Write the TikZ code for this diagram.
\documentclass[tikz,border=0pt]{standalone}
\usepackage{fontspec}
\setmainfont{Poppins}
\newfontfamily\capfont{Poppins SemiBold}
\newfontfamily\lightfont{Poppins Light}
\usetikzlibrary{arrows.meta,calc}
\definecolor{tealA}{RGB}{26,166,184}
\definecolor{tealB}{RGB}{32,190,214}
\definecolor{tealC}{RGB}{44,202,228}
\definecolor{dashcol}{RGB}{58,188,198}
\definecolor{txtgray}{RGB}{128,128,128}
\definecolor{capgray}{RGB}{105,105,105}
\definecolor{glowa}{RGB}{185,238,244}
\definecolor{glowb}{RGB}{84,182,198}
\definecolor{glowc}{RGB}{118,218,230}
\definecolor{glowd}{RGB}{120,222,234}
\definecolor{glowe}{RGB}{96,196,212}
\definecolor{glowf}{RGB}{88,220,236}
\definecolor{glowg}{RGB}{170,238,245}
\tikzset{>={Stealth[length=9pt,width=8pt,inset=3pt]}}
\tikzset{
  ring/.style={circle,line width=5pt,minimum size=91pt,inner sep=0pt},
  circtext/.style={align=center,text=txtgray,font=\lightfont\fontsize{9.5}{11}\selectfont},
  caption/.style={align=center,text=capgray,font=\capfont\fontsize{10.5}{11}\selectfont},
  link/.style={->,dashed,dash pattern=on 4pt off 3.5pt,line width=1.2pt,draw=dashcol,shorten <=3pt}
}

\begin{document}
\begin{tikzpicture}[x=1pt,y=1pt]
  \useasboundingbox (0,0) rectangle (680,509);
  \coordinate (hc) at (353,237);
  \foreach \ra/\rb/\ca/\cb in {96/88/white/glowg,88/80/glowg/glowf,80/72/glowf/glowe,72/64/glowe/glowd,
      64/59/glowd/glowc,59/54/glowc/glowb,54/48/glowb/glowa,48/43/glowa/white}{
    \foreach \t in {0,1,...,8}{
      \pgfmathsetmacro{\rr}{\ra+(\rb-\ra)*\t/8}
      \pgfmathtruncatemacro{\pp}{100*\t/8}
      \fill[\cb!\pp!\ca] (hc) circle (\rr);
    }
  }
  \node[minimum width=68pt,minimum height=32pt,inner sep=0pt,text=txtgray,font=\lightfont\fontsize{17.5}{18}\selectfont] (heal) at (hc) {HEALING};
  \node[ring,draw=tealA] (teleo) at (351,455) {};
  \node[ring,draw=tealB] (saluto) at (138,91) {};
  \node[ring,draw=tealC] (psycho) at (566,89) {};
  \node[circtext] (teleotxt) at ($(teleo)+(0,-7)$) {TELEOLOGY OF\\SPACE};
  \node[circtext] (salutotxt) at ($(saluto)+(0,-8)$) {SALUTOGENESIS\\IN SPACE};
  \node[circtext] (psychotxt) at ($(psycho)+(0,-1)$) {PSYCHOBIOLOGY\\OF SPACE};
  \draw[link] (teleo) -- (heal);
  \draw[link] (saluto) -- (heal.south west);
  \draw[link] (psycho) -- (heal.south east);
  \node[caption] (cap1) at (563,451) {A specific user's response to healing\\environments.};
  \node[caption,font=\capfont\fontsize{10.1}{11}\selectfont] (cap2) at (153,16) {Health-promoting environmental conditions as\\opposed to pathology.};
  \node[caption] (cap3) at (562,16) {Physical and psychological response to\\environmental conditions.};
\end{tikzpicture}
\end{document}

> _EXERCISE INSTRUCTIONS_: Set down every line of the listing above again, exactly as given.

> _TASK RESULT_:
Write the TikZ code for this diagram.
\documentclass[tikz,border=0pt]{standalone}
\usepackage{fontspec}
\setmainfont{Poppins}
\newfontfamily\capfont{Poppins SemiBold}
\newfontfamily\lightfont{Poppins Light}
\usetikzlibrary{arrows.meta,calc}
\definecolor{tealA}{RGB}{26,166,184}
\definecolor{tealB}{RGB}{32,190,214}
\definecolor{tealC}{RGB}{44,202,228}
\definecolor{dashcol}{RGB}{58,188,198}
\definecolor{txtgray}{RGB}{128,128,128}
\definecolor{capgray}{RGB}{105,105,105}
\definecolor{glowa}{RGB}{185,238,244}
\definecolor{glowb}{RGB}{84,182,198}
\definecolor{glowc}{RGB}{118,218,230}
\definecolor{glowd}{RGB}{120,222,234}
\definecolor{glowe}{RGB}{96,196,212}
\definecolor{glowf}{RGB}{88,220,236}
\definecolor{glowg}{RGB}{170,238,245}
\tikzset{>={Stealth[length=9pt,width=8pt,inset=3pt]}}
\tikzset{
  ring/.style={circle,line width=5pt,minimum size=91pt,inner sep=0pt},
  circtext/.style={align=center,text=txtgray,font=\lightfont\fontsize{9.5}{11}\selectfont},
  caption/.style={align=center,text=capgray,font=\capfont\fontsize{10.5}{11}\selectfont},
  link/.style={->,dashed,dash pattern=on 4pt off 3.5pt,line width=1.2pt,draw=dashcol,shorten <=3pt}
}

\begin{document}
\begin{tikzpicture}[x=1pt,y=1pt]
  \useasboundingbox (0,0) rectangle (680,509);
  \coordinate (hc) at (353,237);
  \foreach \ra/\rb/\ca/\cb in {96/88/white/glowg,88/80/glowg/glowf,80/72/glowf/glowe,72/64/glowe/glowd,
      64/59/glowd/glowc,59/54/glowc/glowb,54/48/glowb/glowa,48/43/glowa/white}{
    \foreach \t in {0,1,...,8}{
      \pgfmathsetmacro{\rr}{\ra+(\rb-\ra)*\t/8}
      \pgfmathtruncatemacro{\pp}{100*\t/8}
      \fill[\cb!\pp!\ca] (hc) circle (\rr);
    }
  }
  \node[minimum width=68pt,minimum height=32pt,inner sep=0pt,text=txtgray,font=\lightfont\fontsize{17.5}{18}\selectfont] (heal) at (hc) {HEALING};
  \node[ring,draw=tealA] (teleo) at (351,455) {};
  \node[ring,draw=tealB] (saluto) at (138,91) {};
  \node[ring,draw=tealC] (psycho) at (566,89) {};
  \node[circtext] (teleotxt) at ($(teleo)+(0,-7)$) {TELEOLOGY OF\\SPACE};
  \node[circtext] (salutotxt) at ($(saluto)+(0,-8)$) {SALUTOGENESIS\\IN SPACE};
  \node[circtext] (psychotxt) at ($(psycho)+(0,-1)$) {PSYCHOBIOLOGY\\OF SPACE};
  \draw[link] (teleo) -- (heal);
  \draw[link] (saluto) -- (heal.south west);
  \draw[link] (psycho) -- (heal.south east);
  \node[caption] (cap1) at (563,451) {A specific user's response to healing\\environments.};
  \node[caption,font=\capfont\fontsize{10.1}{11}\selectfont] (cap2) at (153,16) {Health-promoting environmental conditions as\\opposed to pathology.};
  \node[caption] (cap3) at (562,16) {Physical and psychological response to\\environmental conditions.};
\end{tikzpicture}
\end{document}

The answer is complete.